Works fine for me (except some weird locale issue, but I knew that in advance)

[–] Lemzlez@lemmy.world 34 points 2 months ago (9 children)

Those are so legit sounding I didn’t even realise until the second part of your comment those weren’t real.

Granted, I just slap kubuntu on everything because I’m used to managing ubuntu servers and like kde, so my distro knowledge is limited, but still

[–] Lemzlez@lemmy.world 5 points 4 months ago

.eu and your local tld are often quite a bit cheaper too!

[–] Lemzlez@lemmy.world -1 points 4 months ago (1 children)

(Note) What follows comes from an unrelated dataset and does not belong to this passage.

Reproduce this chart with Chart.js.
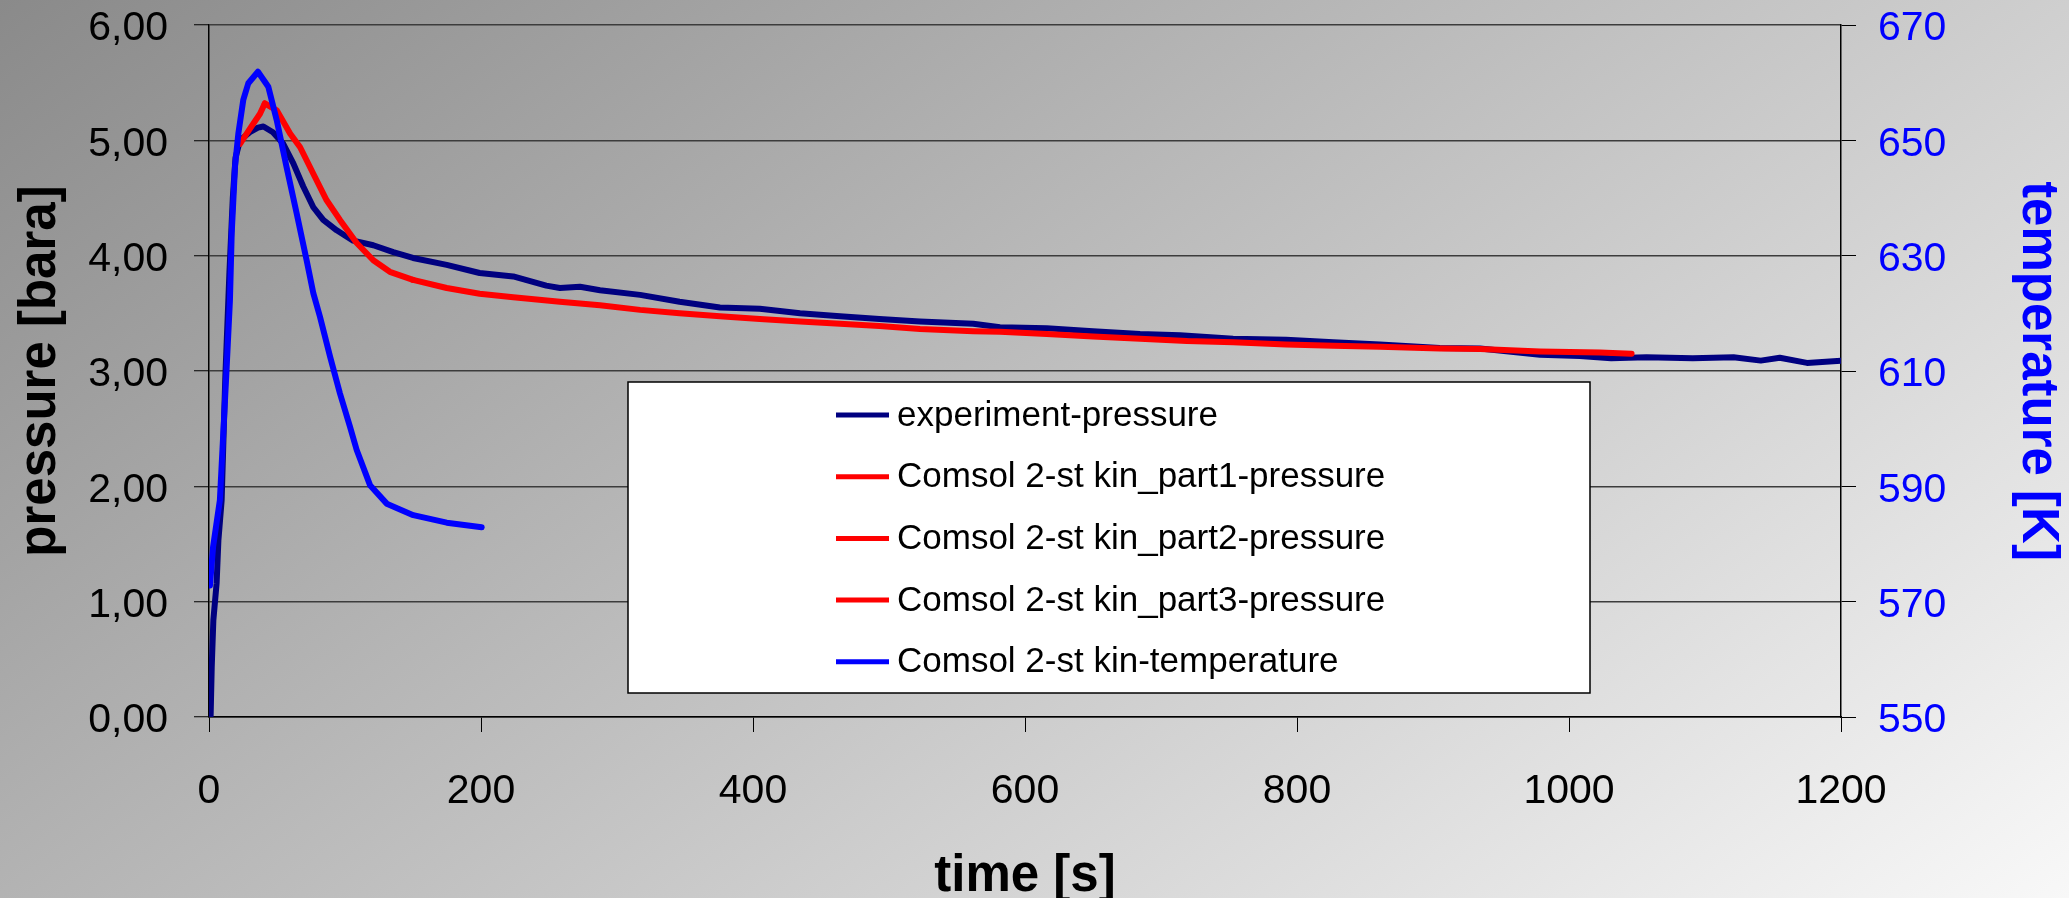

Pretty much - I’m too stupid to write my own mouse drivers for the mouse I use so all the buttons work 😎

[–] Lemzlez@lemmy.world 1 points 5 months ago

Wireguard (which is what tailscale is built on) doesn’t even require you to open ports on both sides.

Set up wireguard on a vps first, where it is accessible, then set it up from within your network. It’ll traverse NAT and everything, and you don’t have to open a port on your network.

Tailscale is the exact same thing, just easier because it does everything for you (key generation, routing, …). Their service replaces your vps, up to you if you think that’s acceptable or not. IMHO, wireguard is worth learning at least. I eventually (partially) switched to tailscale because I’m lazy, and all services I host have authentication anyway, with vpn just being a second layer.

[–] Lemzlez@lemmy.world 4 points 7 months ago

How? The sublinks devs started the project just because they didn’t want to work on Lemmy for whatever reason. If they did, they would have worked on Lemmy. It’s either Lemmy AND Sublinks, or Just Lemmy with the same developers.

Having multiple implementations is a good thing, regardless of what language they use. They all implement the same protocol, should be (mostly) compatible, and can learn from (and compete with) each other.

Look at other OSS. There’s so many Linux distributions, Why doesn’t everyone just work on a single one?

Because everyone has a slightly different view on things. This makes the OSS community stronger.